Je lis que les autorités de la Ville ont souhaité aux Seynoises et Seynois « un Noël scintillant rempli de joie et d’instants chaleureux ». C'est ce que chacun espère pour les autres depuis des temps immémoriaux, en cette période du solstice d'hiver où les jours recommencent à croître et où étaient célébrés, bien avant la fête des chrétiens, les cultes de Mithra ou d'Anahita, Yule ou les Saturnales.
Ce temps de l'année est à la fête, donc. Malheureusement pas pour tous les humains, l'actualité du Monde nous le montre chaque jour.
Et, chez nous, comment ne pas avoir avoir de pensées pour tous ceux des nôtres qui traversent cette période de fin d'année sans qu'elle leur apporte plus de gaieté et de chaleur humaine que leurs quotidiens de victimes de la relégation citoyenne et des inégalités sociales, économiques, de droit à la santé et à la prévention, d'accès à un toit et à un savoir émancipateur ?
QUE SCINTILLENT LES GUIRLANDES URBAINES !
Oh, bien sûr, on fait scintiller les espaces publics de la ville – enfin, presque tous, comme l'a remarqué mon ami Olivier Andrau, conseiller municipal de l'opposition des gauches et de l'écologie. On a organisé le traditionnel thé dansant de nos anciens, concocté comme chaque année un joli programme de festivités, loué un espace à une fête foraine qui, étrangement, ne dérange pas le voisinage jadis prompt à se plaindre de la moindre animation sur la même Esplanade Marine, continué à soutenir les efforts d'animation des commerçants, et assuré l'habituelle remise de colis de Noël aux seniors bénéficiaires du minimum vieillesse.

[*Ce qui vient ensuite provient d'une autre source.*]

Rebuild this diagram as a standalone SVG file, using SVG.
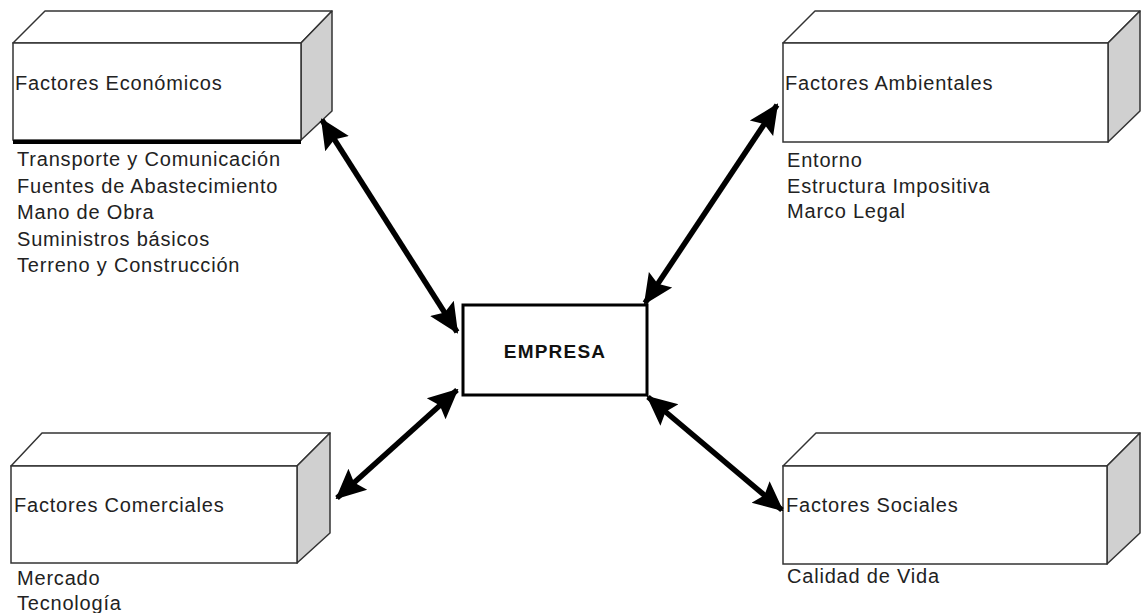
<svg xmlns="http://www.w3.org/2000/svg" width="1141" height="613" viewBox="0 0 1141 613">
<defs>
<style>
.front{fill:#fff;stroke:#333;stroke-width:1.5}
.top{fill:#fff;stroke:#333;stroke-width:1.5;stroke-linejoin:round}
.side{fill:#d0d0d0;stroke:#333;stroke-width:1.5;stroke-linejoin:round}
.t{font-family:"Liberation Sans",Arial,sans-serif;font-size:20px;fill:#222;letter-spacing:0.8px}
.b{font-family:"Liberation Sans",Arial,sans-serif;font-size:19px;font-weight:bold;fill:#111;letter-spacing:1.2px}
.c{stroke:#000;stroke-width:5.5;fill:none}
</style>
<marker id="ah" viewBox="0 0 30 30" refX="28" refY="15" markerWidth="30" markerHeight="30" orient="auto-start-reverse" markerUnits="userSpaceOnUse">
<path d="M0,1 L30,15 L0,29 L5,15 z" fill="#000"/>
</marker>
</defs>
<rect width="1141" height="613" fill="#fff"/>
<g id="economicos">
<polygon class="top" points="13,43 45,11 332,11 301,43"/>
<polygon class="side" points="301,43 332,11 332,111 301,140"/>
<rect class="front" x="13" y="43" width="288" height="97"/>
<line x1="13" y1="142" x2="301" y2="142" stroke="#000" stroke-width="4"/>
<text class="t" x="15" y="90">Factores Económicos</text>
<text class="t" x="17" y="166">Transporte y Comunicación</text>
<text class="t" x="17" y="193">Fuentes de Abastecimiento</text>
<text class="t" x="17" y="219">Mano de Obra</text>
<text class="t" x="17" y="246">Suministros básicos</text>
<text class="t" x="17" y="272">Terreno y Construcción</text>
</g>
<g id="ambientales">
<polygon class="top" points="783,43 815,11 1140,11 1108,43"/>
<polygon class="side" points="1108,43 1140,11 1140,111 1108,142"/>
<rect class="front" x="783" y="43" width="325" height="99"/>
<text class="t" x="785" y="90">Factores Ambientales</text>
<text class="t" x="787" y="167">Entorno</text>
<text class="t" x="787" y="193">Estructura Impositiva</text>
<text class="t" x="787" y="218">Marco Legal</text>
</g>
<g id="empresa">
<rect x="463" y="305" width="184" height="90" fill="#fff" stroke="#000" stroke-width="3"/>
<text class="b" x="555" y="358" text-anchor="middle">EMPRESA</text>
</g>
<g id="comerciales">
<polygon class="top" points="11,466 42,433 330,433 297,466"/>
<polygon class="side" points="297,466 330,433 330,533 297,563"/>
<rect class="front" x="11" y="466" width="286" height="97"/>
<text class="t" x="14" y="512">Factores Comerciales</text>
<text class="t" x="17" y="585">Mercado</text>
<text class="t" x="17" y="610">Tecnología</text>
</g>
<g id="sociales">
<polygon class="top" points="783,466 816,433 1140,433 1107,466"/>
<polygon class="side" points="1107,466 1140,433 1140,533 1107,564"/>
<rect class="front" x="783" y="466" width="324" height="98"/>
<text class="t" x="786" y="512">Factores Sociales</text>
<text class="t" x="787" y="583">Calidad de Vida</text>
</g>
<g id="connectors">
<line class="c" x1="322" y1="120" x2="457" y2="332" marker-start="url(#ah)" marker-end="url(#ah)"/>
<line class="c" x1="777" y1="105" x2="645" y2="303" marker-start="url(#ah)" marker-end="url(#ah)"/>
<line class="c" x1="457" y1="390" x2="337" y2="498" marker-start="url(#ah)" marker-end="url(#ah)"/>
<line class="c" x1="648" y1="397" x2="782" y2="510" marker-start="url(#ah)" marker-end="url(#ah)"/>
</g>
</svg>
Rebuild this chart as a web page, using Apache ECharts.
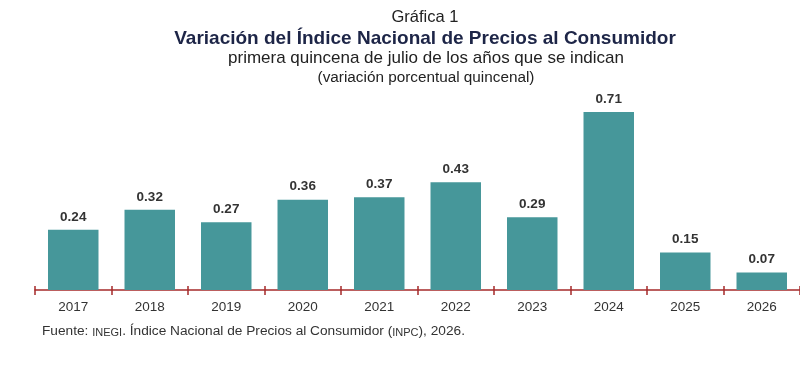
<!DOCTYPE html>
<html><head><meta charset="utf-8">
<script src="https://cdn.jsdelivr.net/npm/echarts@6/dist/echarts.min.js"></script>
<style>html,body{margin:0;padding:0;background:#fff}#c{width:800px;height:388px}</style>
</head><body><div id="c"></div>
<script>
const years = ['2017','2018','2019','2020','2021','2022','2023','2024','2025','2026'];
const values = [0.24,0.32,0.27,0.36,0.37,0.43,0.29,0.71,0.15,0.07];
const chart = echarts.init(document.getElementById('c'));
const F = 'Liberation Sans, Arial, sans-serif';
chart.setOption({
  backgroundColor:'#fff',
  animation:false,
  title:[
    {text:'Gráfica 1', left:420, top:4, textAlign:'center', textStyle:{fontFamily:F,fontSize:16.5,fontWeight:'normal',color:'#222'}},
    {text:'Variación del Índice Nacional de Precios al Consumidor', left:420, top:24, textAlign:'center', textStyle:{fontFamily:F,fontSize:19,fontWeight:'bold',color:'#1d2547'}},
    {text:'primera quincena de julio de los años que se indican', left:421, top:45, textAlign:'center', textStyle:{fontFamily:F,fontSize:17,fontWeight:'normal',color:'#222'}},
    {text:'(variación porcentual quincenal)', left:421, top:65, textAlign:'center', textStyle:{fontFamily:F,fontSize:15.3,fontWeight:'normal',color:'#222'}}
  ],
  graphic:[{type:'text', left:42, top:324, style:{
    text:'{a|Fuente: }{s|INEGI}{a|. Índice Nacional de Precios al Consumidor (}{s|INPC}{a|), 2026.}',
    rich:{a:{fontFamily:F,fontSize:13.7,fill:'#333',lineHeight:16,verticalAlign:'bottom'},
          s:{fontFamily:F,fontSize:11,fill:'#333',lineHeight:13,verticalAlign:'bottom'}}
  }}],
  grid:{left:35, right:-4, top:89.5, bottom:98},
  xAxis:[
    {type:'category', data:years, axisLine:{lineStyle:{color:'#a52a2a',width:1.5}},
     axisTick:{show:true,length:5,lineStyle:{color:'#a52a2a',width:1.5}},
     axisLabel:{fontFamily:F,fontSize:13.5,color:'#333',margin:10}},
    {type:'category', data:years, position:'bottom', axisLine:{show:false},
     axisTick:{show:true,inside:true,length:4,lineStyle:{color:'#a52a2a',width:1.5}},
     axisLabel:{show:false}}
  ],
  yAxis:{type:'value', min:0, max:0.8, show:false, splitLine:{show:false}},
  series:[{type:'bar', data:values, barWidth:'66%', itemStyle:{color:'#46979a'},
    label:{show:true, position:'top', distance:6, fontFamily:F, fontSize:13.5, fontWeight:'bold', color:'#333', formatter:p=>p.value.toFixed(2)}}]
});
</script></body></html>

MAIS QUE SCINTILLE AUSSI POUR BEAUCOUP LA LUEUR DU BOUT DU TUNNEL
Mais qu'a-t-on fait pour prévenir ou s'opposer aux expulsions de leur logement des miséreux locataires de bonne foi de notre bailleur social public métropolitain, réalisées jusqu'à la veille de la trêve hivernale ?
Que fait-on pour revendiquer de l'État qu'il prenne à bras-le-corps l'enjeu de la santé des quartiers les plus paupérisés, où se concentrent les plus forts taux d'incidence des trois pandémies qui nous frappent, alors qu'il ne reste plus que deux cabinets médicaux à Berthe et trois au centre-ville, et que notre service d'urgences hospitalières, surchargé, en manque de moyens, et dont ce n'est pas le rôle, ne peut assurer une fonction de garde médicale de proximité ?

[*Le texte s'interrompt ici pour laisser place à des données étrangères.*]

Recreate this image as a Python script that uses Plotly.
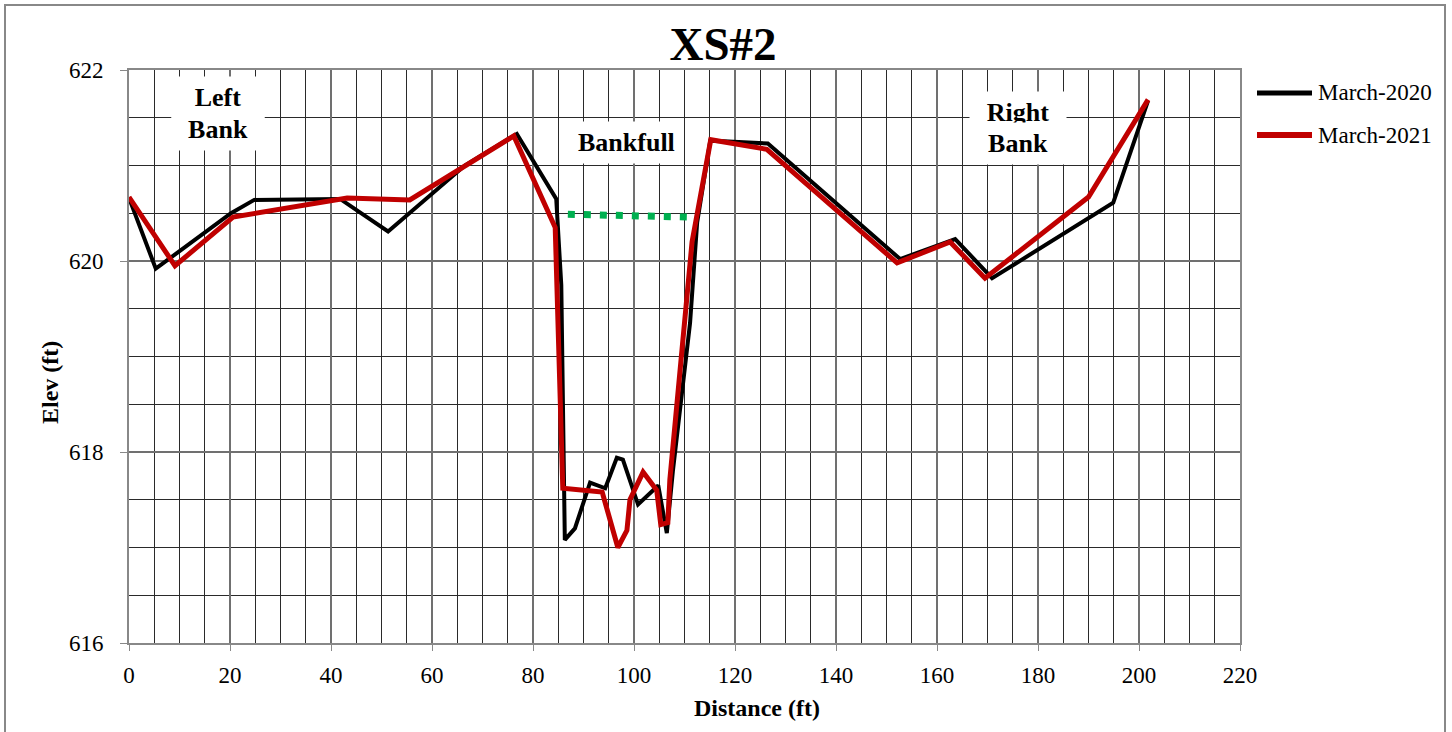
import plotly.graph_objects as go

# Cross-section survey XS#2: station (ft) and elevation (ft)
dist_2020 = [0, 5.3, 20.2, 24.8, 41.8, 51.3, 66.5, 76.8, 84.6, 85.6, 86.3, 88.3, 91.3,
             94.3, 96.6, 97.8, 100.8, 104.8, 106.5, 107.7, 111.1, 112.5, 115.1, 126.5,
             152.7, 163.6, 170.9, 194.9, 201.8]
elev_2020 = [620.66, 619.92, 620.5, 620.64, 620.65, 620.31, 621.0, 621.33, 620.65, 619.75,
             617.08, 617.2, 617.68, 617.62, 617.94, 617.92, 617.45, 617.65, 617.15, 617.8,
             619.35, 620.4, 621.26, 621.23, 620.02, 620.23, 619.82, 620.61, 621.68]

dist_2021 = [0, 9.1, 20.6, 43.2, 55.6, 66.5, 76.2, 84.4, 85.9, 93.7, 96.8, 98.6, 99.2,
             101.8, 104.5, 105.3, 106.7, 107.1, 111.5, 115.2, 126.3, 152.1, 162.6, 169.5,
             190.0, 201.8]
elev_2021 = [620.67, 619.95, 620.46, 620.66, 620.64, 621.0, 621.31, 620.35, 617.62, 617.58,
             617.0, 617.18, 617.5, 617.79, 617.6, 617.24, 617.26, 617.71, 620.2, 621.27,
             621.17, 619.98, 620.2, 619.82, 620.67, 621.69]

bankfull_dist = [86.9, 110.7]
bankfull_elev = [620.49, 620.46]

series_names = ["March-2020", "March-2021"]
series_colors = ["#000000", "#C00000"]
series_widths = [4, 5]

FONT = "Liberation Serif"

# Plot-area geometry in pixels (figure is 1452 x 732)
W, H = 1452, 732
L, R, T, B = 129, 212, 70, 89
PW, PH = W - L - R, H - T - B


def px_x(p):
    return (p - L) / PW


def px_y(p):
    return (H - B - p) / PH


fig = go.Figure()
fig.add_trace(go.Scatter(x=bankfull_dist, y=bankfull_elev, mode="lines",
                         line=dict(color="#00B050", width=7, dash="7px,9px"),
                         showlegend=False, hoverinfo="skip"))
for xs, ys, name, col, w in zip([dist_2020, dist_2021], [elev_2020, elev_2021],
                                series_names, series_colors, series_widths):
    fig.add_trace(go.Scatter(x=xs, y=ys, mode="lines", name=name,
                             line=dict(color=col, width=w), showlegend=False))

major_grid = "#707070"
minor_grid = "#2a2a2a"
fig.update_layout(
    width=W, height=H,
    margin=dict(l=L, r=R, t=T, b=B),
    paper_bgcolor="white", plot_bgcolor="white",
    font=dict(family=FONT, color="black", size=23),
    title=dict(text="<b>XS#2</b>", x=px_x(723), xref="paper", xanchor="center",
               y=1 - 44 / H, yref="container", yanchor="middle",
               font=dict(size=47, family=FONT)),
    showlegend=False,
    xaxis=dict(range=[0, 220], dtick=20, tick0=0, showgrid=True, gridcolor=major_grid,
               gridwidth=1.5, zeroline=False, showline=True, linecolor="#888888",
               linewidth=2, mirror=True, ticks="outside", ticklen=6, tickcolor="#888888",
               minor=dict(dtick=5, showgrid=True, gridcolor=minor_grid, gridwidth=1),
               ticklabelstandoff=4,
               tickfont=dict(size=23, family=FONT, color="black")),
    yaxis=dict(range=[616, 622], dtick=2, tick0=616, showgrid=True, gridcolor=major_grid,
               gridwidth=1.5, zeroline=False, showline=True, linecolor="#888888",
               linewidth=2, mirror=True, ticks="outside", ticklen=7, tickcolor="#888888",
               minor=dict(dtick=0.5, showgrid=True, gridcolor=minor_grid, gridwidth=1),
               ticklabelstandoff=12,
               tickfont=dict(size=23, family=FONT, color="black")),
)

# Axis titles
fig.add_annotation(xref="paper", yref="paper", x=px_x(757), y=px_y(708),
                   text="<b>Distance (ft)</b>", showarrow=False,
                   font=dict(size=24, family=FONT), xanchor="center", yanchor="middle")
fig.add_annotation(xref="paper", yref="paper", x=px_x(50), y=px_y(383),
                   text="<b>Elev (ft)</b>", showarrow=False, textangle=-90,
                   font=dict(size=24, family=FONT), xanchor="center", yanchor="middle")

# Section labels, one annotation per line on a shared white box
labels = [("<b>Left</b>", 17.6, 621.71, 80), ("<b>Bank</b>", 17.6, 621.38, 80),
          ("<b>Bankfull</b>", 98.5, 621.24, None),
          ("<b>Right</b>", 176.0, 621.55, 84), ("<b>Bank</b>", 176.0, 621.23, 84)]
for text, xv, yv, wd in labels:
    fig.add_annotation(x=xv, y=yv, text=text, showarrow=False,
                       font=dict(size=26, family=FONT, color="black"),
                       bgcolor="white", borderpad=6, width=wd)

# Legend
for i, (name, col, w) in enumerate(zip(series_names, series_colors, series_widths)):
    yy = px_y(93 + 42 * i)
    fig.add_shape(type="line", xref="paper", yref="paper",
                  x0=px_x(1257), x1=px_x(1312), y0=yy, y1=yy,
                  line=dict(color=col, width=w + 1))
    fig.add_annotation(xref="paper", yref="paper", x=px_x(1316), y=yy, text=name,
                       showarrow=False, xanchor="left", yanchor="middle",
                       font=dict(size=23, family=FONT, color="black"))

# Outer frame around the chart
fig.add_shape(type="rect", xref="paper", yref="paper",
              x0=px_x(5), x1=px_x(1445), y0=px_y(760), y1=px_y(5),
              line=dict(color="#888888", width=2), fillcolor="rgba(0,0,0,0)",
              layer="below")

fig.write_html("out.html")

Pourquoi restreindre année après année les appuis communaux au formidable monde associatif de nos quartiers vulnérables qui agit avec constance mais avec de plus en plus de difficulté pour rendre leur dignité aux plus pauvres par l'action socio-éducative, la sensibilisation culturelle, l'accompagnement scolaire, parental et social, et prévient ainsi par l'éveil actif des consciences les risques qui touchent en particulier, sous des formes diverses, les femmes, les jeunes et les seniors : violences, notamment intraconjugales, isolement, enfermement, rupture, déviance, délinquance, embrigadement, intégrisme ?

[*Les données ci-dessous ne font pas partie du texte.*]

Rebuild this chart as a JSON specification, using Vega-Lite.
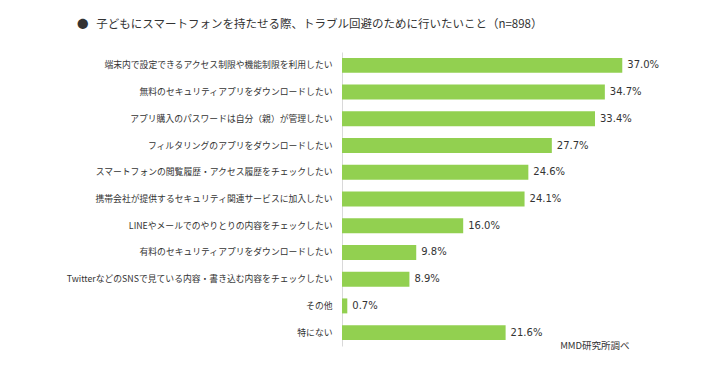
{
  "$schema": "https://vega.github.io/schema/vega-lite/v6.json",
  "width": 303,
  "height": 294,
  "autosize": {"type": "none"},
  "padding": {"left": 342, "top": 52, "right": 65, "bottom": 19},
  "background": "#ffffff",
  "title": {
    "text": "●\u00a0\u00a0\u00a0子どもにスマートフォンを持たせる際、トラブル回避のために行いたいこと（n=898）",
    "anchor": "start",
    "frame": "group",
    "dx": -265,
    "offset": 22,
    "font": "Noto Sans CJK JP",
    "fontSize": 11.5,
    "fontWeight": "normal",
    "color": "#333333"
  },
  "data": {
    "values": [
      {"item": "端末内で設定できるアクセス制限や機能制限を利用したい", "rate": 0.370},
      {"item": "無料のセキュリティアプリをダウンロードしたい", "rate": 0.347},
      {"item": "アプリ購入のパスワードは自分（親）が管理したい", "rate": 0.334},
      {"item": "フィルタリングのアプリをダウンロードしたい", "rate": 0.277},
      {"item": "スマートフォンの閲覧履歴・アクセス履歴をチェックしたい", "rate": 0.246},
      {"item": "携帯会社が提供するセキュリティ関連サービスに加入したい", "rate": 0.241},
      {"item": "LINEやメールでのやりとりの内容をチェックしたい", "rate": 0.160},
      {"item": "有料のセキュリティアプリをダウンロードしたい", "rate": 0.098},
      {"item": "TwitterなどのSNSで見ている内容・書き込む内容をチェックしたい", "rate": 0.089},
      {"item": "その他", "rate": 0.007},
      {"item": "特にない", "rate": 0.216}
    ]
  },
  "encoding": {
    "y": {
      "field": "item",
      "type": "nominal",
      "sort": null,
      "scale": {"paddingInner": 0.44, "paddingOuter": 0.22},
      "axis": {
        "title": null,
        "ticks": false,
        "domain": true,
        "domainColor": "#d9d9d9",
        "domainWidth": 1,
        "labelFont": "Noto Sans CJK JP",
        "labelFontSize": 8.8,
        "labelColor": "#333333",
        "labelPadding": 10,
        "labelLimit": 400
      }
    },
    "x": {
      "field": "rate",
      "type": "quantitative",
      "scale": {"domain": [0, 0.4], "nice": false},
      "axis": null
    }
  },
  "layer": [
    {"mark": {"type": "bar", "color": "#92d050"}},
    {
      "mark": {
        "type": "text",
        "align": "left",
        "baseline": "middle",
        "dx": 5,
        "font": "DejaVu Sans",
        "fontSize": 10,
        "color": "#333333",
        "clip": false
      },
      "encoding": {"text": {"field": "rate", "type": "quantitative", "format": ".1%"}}
    },
    {
      "data": {"values": [{"note": "MMD研究所調べ", "item": "特にない", "pos": 0.288}]},
      "mark": {
        "type": "text",
        "align": "left",
        "baseline": "middle",
        "dy": 13,
        "font": "Noto Sans CJK JP",
        "fontSize": 9.5,
        "color": "#333333"
      },
      "encoding": {
        "x": {"field": "pos", "type": "quantitative"},
        "text": {"field": "note"}
      }
    }
  ],
  "config": {"view": {"stroke": null}}
}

Pourquoi se dire satisfait du plan de reprise des activités industrielles de la plus grande entreprise du territoire, CNIM, qui s'apparente plutôt à un démantèlement par vente à la découpe, dont des dizaines de salariés ont déjà fait les frais et dont bien d'autres, y compris des sociétés sous-traitantes, pourraient – la plupart de leurs syndicats en ont exprimé la crainte – vivre de bien tristes avenirs, accroissant le nombre déjà trop élevé des Seynois en quête d'un emploi ?
Pour beaucoup, ne scintille guère la lueur du bout du long tunnel.
ET QUE SCINTILLE LA FLAMME D'UNE VILLE QUI SE BAT POUR LES SIENS
Ce ne sont là que quelques exemples. Certes l'usage de la fameuse "trêve des confiseurs" commande qu'on lève le pied sur les polémiques politiques en ces temps dédiés à la convivialité fraternelle.
Mais, si les guirlandes scintillent – au-delà du nécessaire pour la plupart car branchées sur l'éclairage public –, clignotent aussi des indicateurs lumineux d'alarmes qui doivent commander que, dès l'aube de l'an nouveau, la puissance publique locale remonte ses manches pour contribuer à inverser la tendance des déterminismes socio-économiques qui fracturent de plus en plus notre société territoriale et nationale.
Une ville peut y prendre sa part. Elle le doit. En se battant pour tous ses concitoyens et leurs droits.
À tous, les meilleures fêtes possible. Et un avenir vraiment plus scintillant. Il n'y a aucune fatalité.
Les images illustrant ce message sont des cartes publiées en 2016 par le "Collectif pour un Québec sans pauvreté". Je peux les retirer sur demande, bien sûr.